I have a really great joke I’ve been telling lately, when someone asks me what I’m studying in school. First I say, “Oh, I’m getting my masters in Book Publishing,” and he or she pretends to be impressed, and then I say, “It’s really too bad that the entire industry is folding.”
I tell pretty much the same joke about a lot of things. I like to talk, for example, about Portland “folding”; about the United States “folding”; about the ozone layer, “folding.” There’s a lot of weird stuff going on, and I spend way too much time on the internet, trying to figure out how to make beef tallow candles or construct a tepee out of tall grass. The reality of the impending apocalypse is something that my generation in particular is pretty comfortable with; it informs our skill sets, our political opinions, and, most importantly, our fashion sense. So when I start to wonder about the future of publishing, the first thing I have to consider is whether or not we’ll have salt to put on our radio-active cockroaches in 2038, let alone anything to read.

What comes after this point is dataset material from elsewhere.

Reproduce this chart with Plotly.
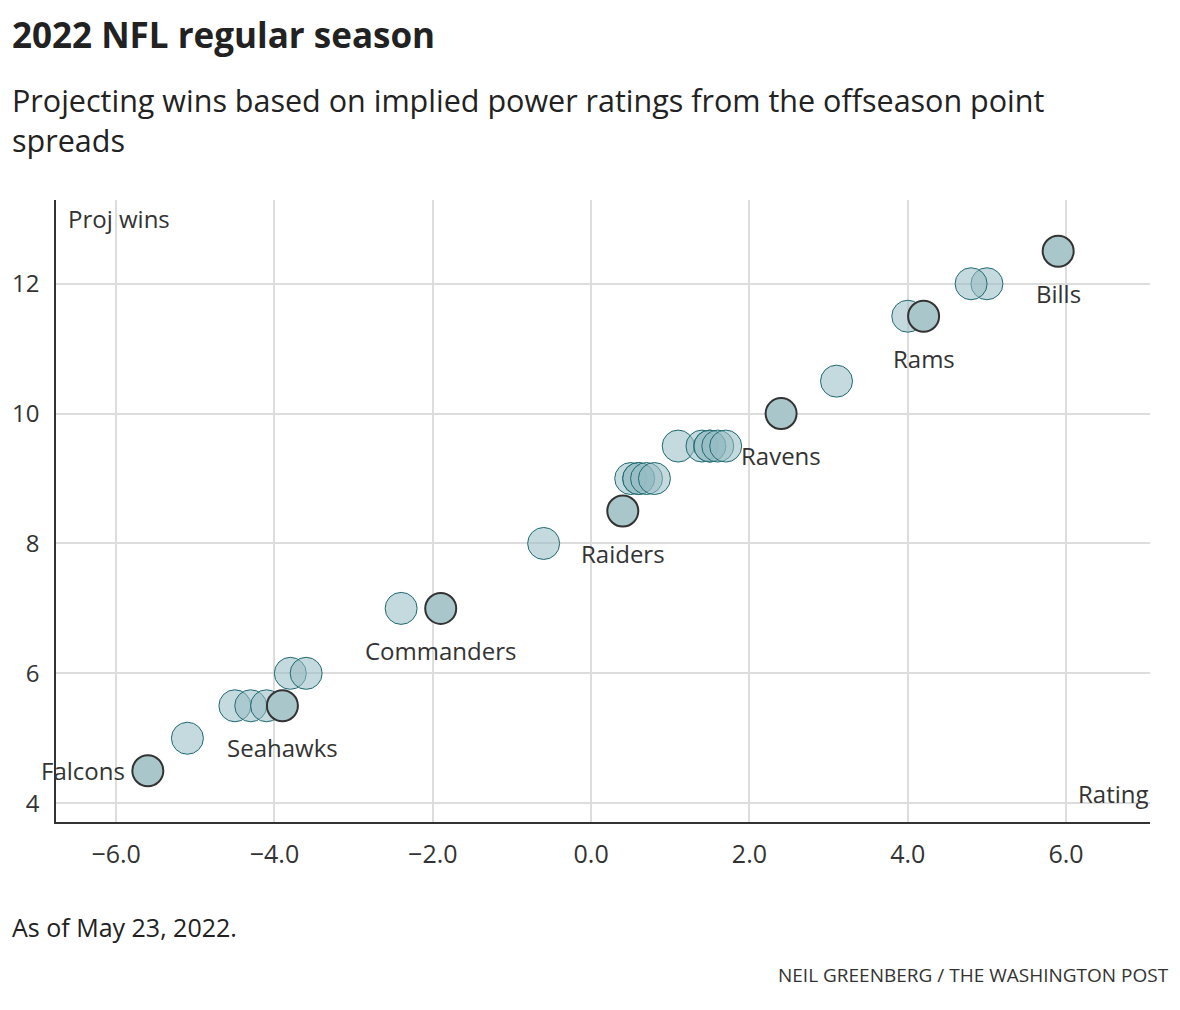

But, even when my outlook is a little more grounded, it still seems clear to me that whatever’s going to happen to the book trade in 20 years will be something of a mystery. I like to imagine that, despite all these weird new Kindles and kids who only have the attention span to read graphic novels (count me into that group, by the way), people will always be cranking out amazing writing, and there will always be an audience for it. The word “book” might evolve, its definition might do some major expanding, but the basic concepts will remain the same. I don’t see a lot of point in speculating about eReaders and web 3.0 and the depleted rain forests. I’m learning this business because I love words, not because I love books.